Due to possible racist connotations, the band changed its name for international releases to "Paul Kelly and the Messengers". They made a US tour, initially supporting Crowded House and then headlining, travelling across the US by bus. The New York Times rock critic Jon Pareles wrote "Mr. Kelly sang one smart, catchy three-minute song after another – dozens of them – as the band played with no-frills directness" following the band's performance at the Bottom Line Club in New York.
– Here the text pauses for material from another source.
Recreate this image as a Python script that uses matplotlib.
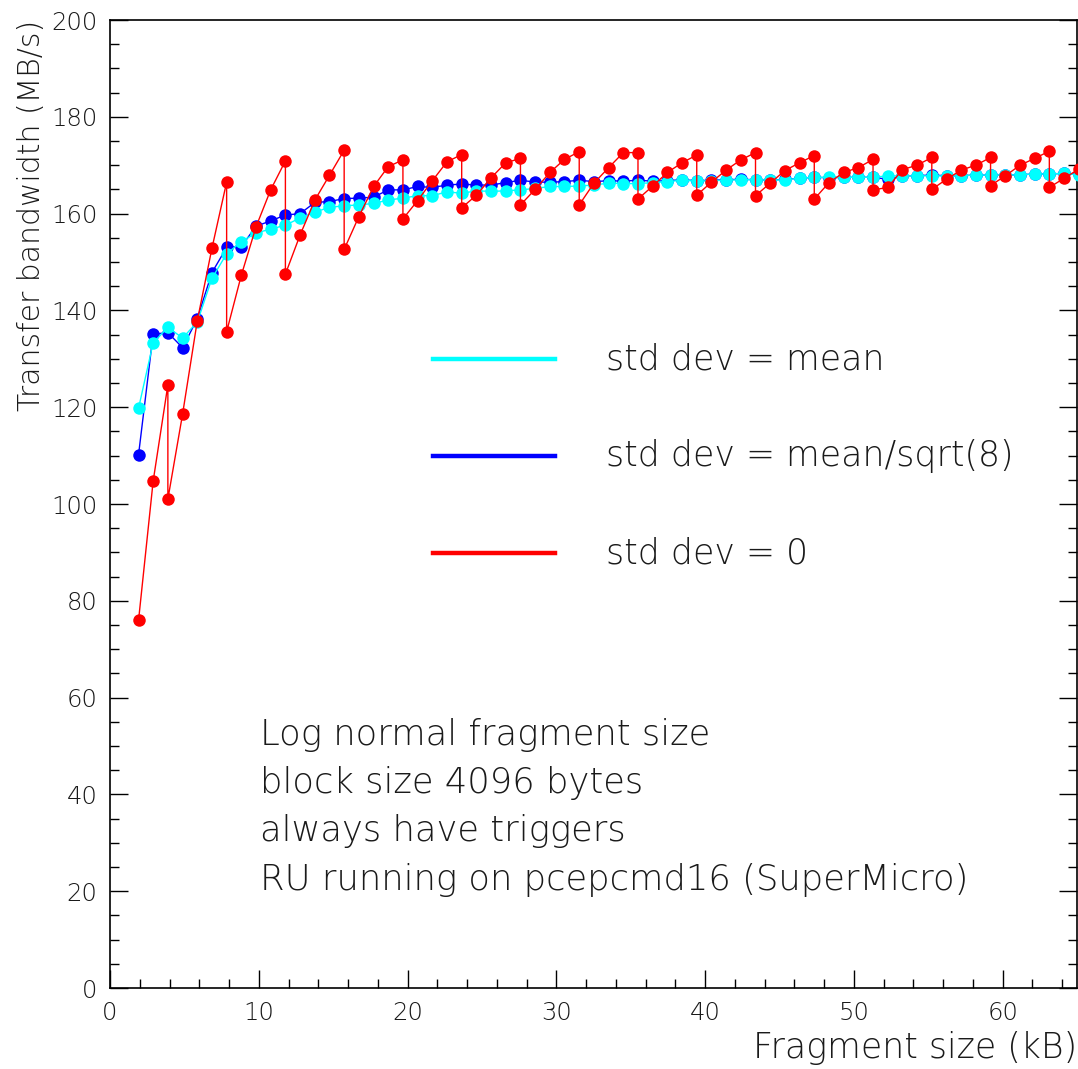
import matplotlib
matplotlib.use("Agg")
import matplotlib.pyplot as plt
from matplotlib.lines import Line2D
from matplotlib.ticker import MultipleLocator

# ---- data ----
frag_kb = [1.92, 2.90, 3.89, 4.88, 5.87, 6.85, 7.84, 8.83, 9.82, 10.80,
           11.79, 12.78, 13.77, 14.75, 15.74, 16.73, 17.72, 18.70, 19.69, 20.68,
           21.67, 22.65, 23.64, 24.63, 25.62, 26.60, 27.59, 28.58, 29.57, 30.55,
           31.54, 32.53, 33.52, 34.50, 35.49, 36.48, 37.47, 38.45, 39.44, 40.43,
           41.42, 42.40, 43.39, 44.38, 45.37, 46.35, 47.34, 48.33, 49.32, 50.30,
           51.29, 52.28, 53.27, 54.25, 55.24, 56.23, 57.22, 58.20, 59.19, 60.18,
           61.17, 62.15, 63.14, 64.13, 65.12]

bw_std_mean = [119.8, 133.3, 136.5, 134.3, 137.6, 146.6, 151.7, 154.2, 156.0, 156.8,
               157.6, 159.1, 160.3, 161.3, 161.6, 161.8, 162.1, 162.8, 163.2, 163.7,
               163.7, 164.5, 164.2, 164.7, 164.6, 164.7, 164.9, 165.2, 165.6, 165.6,
               165.7, 165.9, 166.3, 166.2, 166.2, 166.4, 166.6, 166.9, 166.7, 166.8,
               166.9, 167.0, 167.0, 166.9, 167.0, 167.3, 167.5, 167.5, 167.5, 167.5,
               167.5, 167.8, 167.8, 167.8, 167.8, 167.8, 167.8, 168.0, 167.9, 168.0,
               168.0, 168.2, 168.2, 168.3, 168.0]

bw_std_sqrt8 = [110.2, 135.1, 135.4, 132.3, 138.3, 147.8, 153.0, 153.2, 157.4, 158.5,
                159.7, 160.0, 162.3, 162.5, 163.1, 163.2, 163.4, 164.9, 164.9, 165.6,
                165.4, 165.9, 166.1, 165.9, 165.9, 166.4, 166.9, 166.5, 166.5, 166.6,
                166.9, 166.6, 166.8, 166.7, 166.9, 166.7, 166.8, 167.0, 166.8, 166.9,
                167.0, 167.1, 167.0, 166.9, 167.1, 167.3, 167.5, 167.4, 167.5, 167.5,
                167.5, 167.1, 167.8, 167.8, 168.0, 167.8, 167.8, 168.0, 167.9, 168.0,
                168.0, 168.2, 168.2, 168.3, 168.1]

# std dev = 0: two measurements at every 4th size
zero_kb = [1.92, 2.90, 3.89, 3.89, 4.88, 5.87, 6.85, 7.84, 7.84, 8.83, 9.82, 10.80,
           11.79, 11.79, 12.78, 13.77, 14.75, 15.74, 15.74, 16.73, 17.72, 18.70,
           19.69, 19.69, 20.68, 21.67, 22.65, 23.64, 23.64, 24.63, 25.62, 26.60,
           27.59, 27.59, 28.58, 29.57, 30.55, 31.54, 31.54, 32.53, 33.52, 34.50,
           35.49, 35.49, 36.48, 37.47, 38.45, 39.44, 39.44, 40.43, 41.42, 42.40,
           43.39, 43.39, 44.38, 45.37, 46.35, 47.34, 47.34, 48.33, 49.32, 50.30,
           51.29, 51.29, 52.28, 53.27, 54.25, 55.24, 55.24, 56.23, 57.22, 58.20,
           59.19, 59.19, 60.18, 61.17, 62.15, 63.14, 63.14, 64.13, 65.12]
bw_std_zero = [76.0, 104.7, 124.6, 101.0, 118.6, 137.9, 152.8, 166.5, 135.6, 147.3, 157.3, 164.9,
               170.9, 147.5, 155.6, 162.8, 167.9, 173.1, 152.6, 159.4, 165.6, 169.7,
               171.1, 158.9, 162.7, 166.8, 170.7, 172.2, 161.2, 163.8, 167.4, 170.5,
               171.4, 161.8, 165.0, 168.5, 171.2, 172.8, 161.8, 166.3, 169.5, 172.6,
               172.6, 163.0, 165.7, 168.5, 170.5, 172.1, 163.8, 166.5, 169.0, 171.1,
               172.6, 163.7, 166.3, 168.9, 170.5, 172.0, 163.0, 166.4, 168.5, 169.5,
               171.2, 164.9, 165.4, 169.1, 170.0, 171.6, 165.0, 167.1, 169.0, 170.0,
               171.6, 165.8, 167.8, 170.0, 171.4, 172.9, 165.4, 167.3, 169.2]

legend_labels = ["std dev = mean", "std dev = mean/sqrt(8)", "std dev = 0"]
series_colors = ["#00ffff", "#0000ff", "#ff0000"]
notes = ["Log normal fragment size", "block size 4096 bytes",
         "always have triggers", "RU running on pcepcmd16 (SuperMicro)"]

# ---- figure ----
W, H = 1078, 1069
plt.rcParams['font.family'] = ['DejaVu Sans']
TXT = '#1a1a1a'
WT = 'light'
fig = plt.figure(figsize=(W / 100, H / 100), dpi=100)
fig.patch.set_facecolor('white')

def fx(px):
    return px / W

def fy(py):
    return 1 - py / H

ax = fig.add_axes([fx(110), fy(988), fx(1077) - fx(110), fy(20) - fy(988)])

ms = 9
ax.plot(frag_kb, bw_std_sqrt8, '-o', color=series_colors[1], lw=1.0, ms=ms,
        mec='none', clip_on=False, zorder=3)
ax.plot(frag_kb, bw_std_mean, '-o', color=series_colors[0], lw=1.0, ms=ms,
        mec='none', clip_on=False, zorder=4)
ax.plot(zero_kb, bw_std_zero, '-o', color=series_colors[2], lw=1.0, ms=ms,
        mec='none', clip_on=False, zorder=5)

ax.set_xlim(0, 65)
ax.set_ylim(0, 200)
ax.xaxis.set_major_locator(MultipleLocator(10))
ax.xaxis.set_minor_locator(MultipleLocator(2))
ax.yaxis.set_major_locator(MultipleLocator(20))
ax.yaxis.set_minor_locator(MultipleLocator(5))
ax.tick_params(which='both', direction='in', top=False, right=True,
               colors='black', width=1.0, labelcolor=TXT)
ax.tick_params(which='major', length=13, labelsize=17.5, pad=9)
ax.tick_params(which='minor', length=6.5)
for lab in ax.get_xticklabels() + ax.get_yticklabels():
    lab.set_fontweight(WT)
for s in ax.spines.values():
    s.set_linewidth(1.2)
    s.set_color('black')

fig.text(fx(1077), fy(1048), "Fragment size (kB)", ha='right', va='center',
         fontsize=25, fontweight=WT, color=TXT)
fig.text(fx(32), fy(20), "Transfer bandwidth (MB/s)", ha='center', va='top',
         rotation=90, fontsize=21.5, fontweight=WT, color=TXT)

# legend
leg_y = [359, 456, 553]
for lab, col, y in zip(legend_labels, series_colors, leg_y):
    fig.add_artist(Line2D([fx(433), fx(555)], [fy(y), fy(y)], color=col, lw=3.2))
    fig.text(fx(606), fy(y), lab, ha='left', va='center', fontsize=25,
             fontweight=WT, color=TXT)

note_y = [735, 783, 831, 880]
for t, y in zip(notes, note_y):
    fig.text(fx(260), fy(y), t, ha='left', va='center', fontsize=25.5,
             fontweight=WT, color=TXT)

fig.savefig("out.png", dpi=100)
Paul Kelly and the Coloured Girls' second album, Under the Sun, was released in late 1987 in Australia and New Zealand; and early 1988 in North America and Europe (under the name Paul Kelly and the Messengers). On the Kent Music Report Albums Chart it reached No. 19 with the lead single "To Her Door", written by Kelly, peaking at No. 14 on the related singles chart.

==Track listing==
1. "Before Too Long" (Paul Kelly) – 3:20
2. "White Train" (Kelly) – 2:41

==Personnel==
Paul Kelly and the Coloured Girls
- Michael Barclay – drums, backing vocals
- Peter Bull – keyboards, backing vocals
- Steve Connolly – guitar, backing vocals
- Paul Kelly – acoustic guitar, lead vocals
- John Schofield – bass guitar, backing vocals

Additional musicians
- Astrid Munday – backing vocals

Production details
- Producer – Alan Thorne, Paul Kelly
- Engineer – Alan Thorne
- Studio – Trafalgar Studios, Sydney

Art work
- Cover art – Ann Richmond (picture sleeve)

==Charts==

===Weekly charts===

| Chart (1986) | Peak position |
|---|---|
| Australia (Kent Music Report) | 15 |

===Year-end charts===

| Chart (1986) | Position |
|---|---|
| Australia (Kent Music Report) | 98 |

==Certifications==

| Region | Certification | Certified units/sales |
| Australia (ARIA) | 2× Platinum | 140,000^{‡} |
^{‡} Sales+streaming figures based on certification alone.